Not 10 minutes have elapsed in "The Guardian," a feel-good drama about the U.S. Coast Guard, before the fractured main character's wife vocalizes the whole point of the movie while arguing with her rescue-swimmer husband:
"It's time for me to rescue myself!"
There you have it, your theme, tidily delivered in one line of dialogue. This is a movie about people rescuing themselves from figurative traps. Of course, most movies don't actually come out and SAY what their message is. Most movies like you to gradually understand what they're all about by watching the story and letting yourself become caught up in the characters' lives. But not "The Guardian"! Here we wear our hearts on our sleeves, lest anyone miss the point.
It's that earnest naivete that makes the film rather charming, actually, if over-simple and at least 30 minutes too long. Directed by Andrew Davis ("The Fugitive") from a screenplay by Ron L. Brinkerhoff, the movie has no agenda other than telling an ordinary story about two Coast Guard swimmers, one a veteran and one a rookie, and telling it in a straightforward manner.
The veteran is Ben Randall (Kevin Costner), married to Helen (Sela Ward) but really married to his job. They're stationed in Kokiak, Alaska, where Ben spends every waking hour on duty, rescuing stranded kayakers and storm-tossed fishermen from watery peril. As the film begins, Helen is walking out on Ben, jealous of the attention he pays his job over her. "I"m not some nameless drowning victim," she says, right before the bit about rescuing herself.
As if that weren't enough, Ben barely survives a disastrous rescue mission next, prompting his captain (Clancy Brown) to suggest a break. Ben takes a job at the Coast Guard academy, where he'll teach eager new recruits how to save lives in icy waters.

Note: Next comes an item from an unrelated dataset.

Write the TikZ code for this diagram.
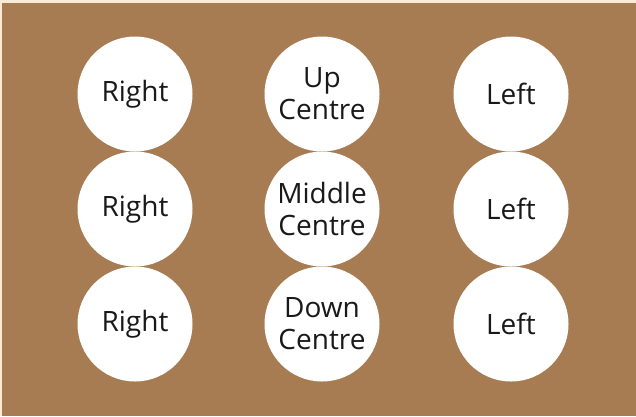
\documentclass[tikz,border=0pt]{standalone}
\usepackage{fontspec}
\setmainfont{Open Sans}
\definecolor{board}{HTML}{A87C52}
\definecolor{paper}{HTML}{FCEBD4}
\tikzset{
  spot/.style={circle,fill=white,minimum size=115pt,inner sep=0pt,
    align=center,font=\fontsize{28}{32}\selectfont,text=black!90}
}

\begin{document}
\begin{tikzpicture}[x=1pt,y=-1pt]
  \path[use as bounding box] (0,0) rectangle (636,416);
  \fill[paper] (0,0) rectangle (636,416);
  \fill[board] (2,3) rectangle (636,416);

  % Three rows of stage positions.
  \foreach \row/\yy/\mid in {up/94/Up,mid/209/Middle,down/324/Down}{
    \node[spot] (right-\row) at (135,\yy) {Right};
    \node[spot] (centre-\row) at (322,\yy) {\mid\\Centre};
    \node[spot] (left-\row) at (511,\yy) {Left};
  }
\end{tikzpicture}
\end{document}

The cockiest of his new students, the one already bragging he's going to beat all the records set 20 years ago by this "Ben Randall" person, is Jake Fischer (Ashton Kutcher). Jake was a swim team champion in high school, and much of his confidence is justified. But he'll need some humility and discipline if he's going to become one of the Coast Guard's elite. You might even say he needs a father figure, a mentor, if you will.

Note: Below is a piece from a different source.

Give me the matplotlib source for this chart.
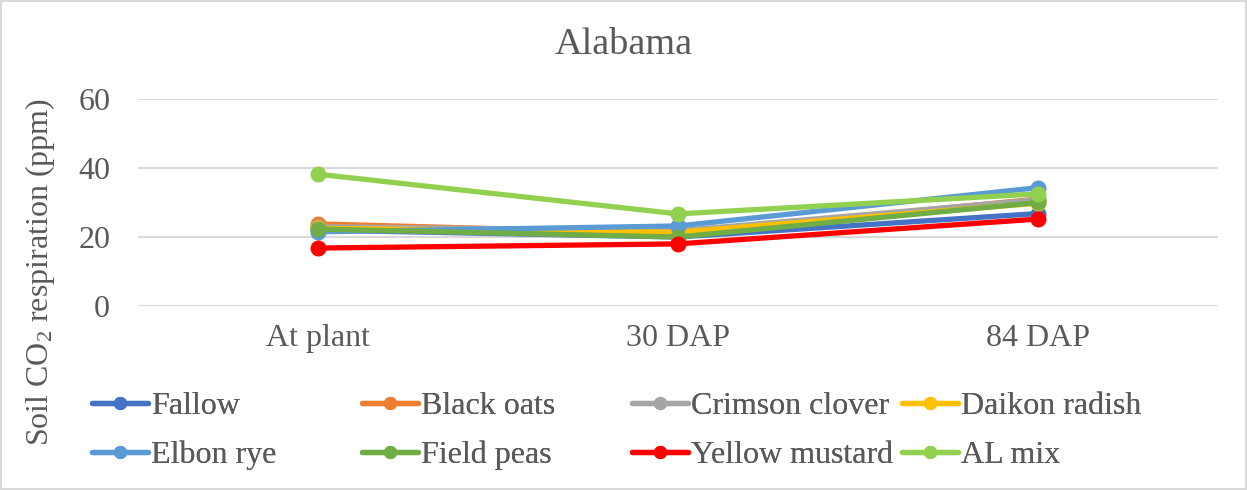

The movie takes us through the usual paces of training and camaraderie-building, including an obligatory (but quite unnecessary) subplot in which Jake picks up on a local girl, a schoolteacher named Emily (Melissa Sagemiller). Considering he will soon leave the training camp and be posted elsewhere, the romance seems particularly doomed. And in a movie as over-long as this one, I'd say the romance angle should have been the first thing cut.
With Jake successfully graduated and sent out into the field, and with Ben having healed some of his own psychic wounds and ready to move on, the film reaches its stirring finale. It's a good one, not as predictably formulaic as the rest of the movie, worth waiting for through all the speechifying and mentoring that takes place earlier.
After some poor choices, Kevin Costner's last few films ("Open Range" and "The Upside of Anger," particularly) have re-earned him our affection, and "The Guardian" should extend that streak of goodwill. He's his old likable, laconic self again, neither grandstanding nor slacking in the acting department.
His co-star Ashton Kutcher shows more maturity than we'd given him credit for, delivering a performance that is a good deal more adequate than you'd expect from the goofy former model. Is he brilliant? No. Like the movie itself, his performance is personable and good-natured ... and nothing special. Is that enough? It's borderline, but sometimes "nothing special" is OK.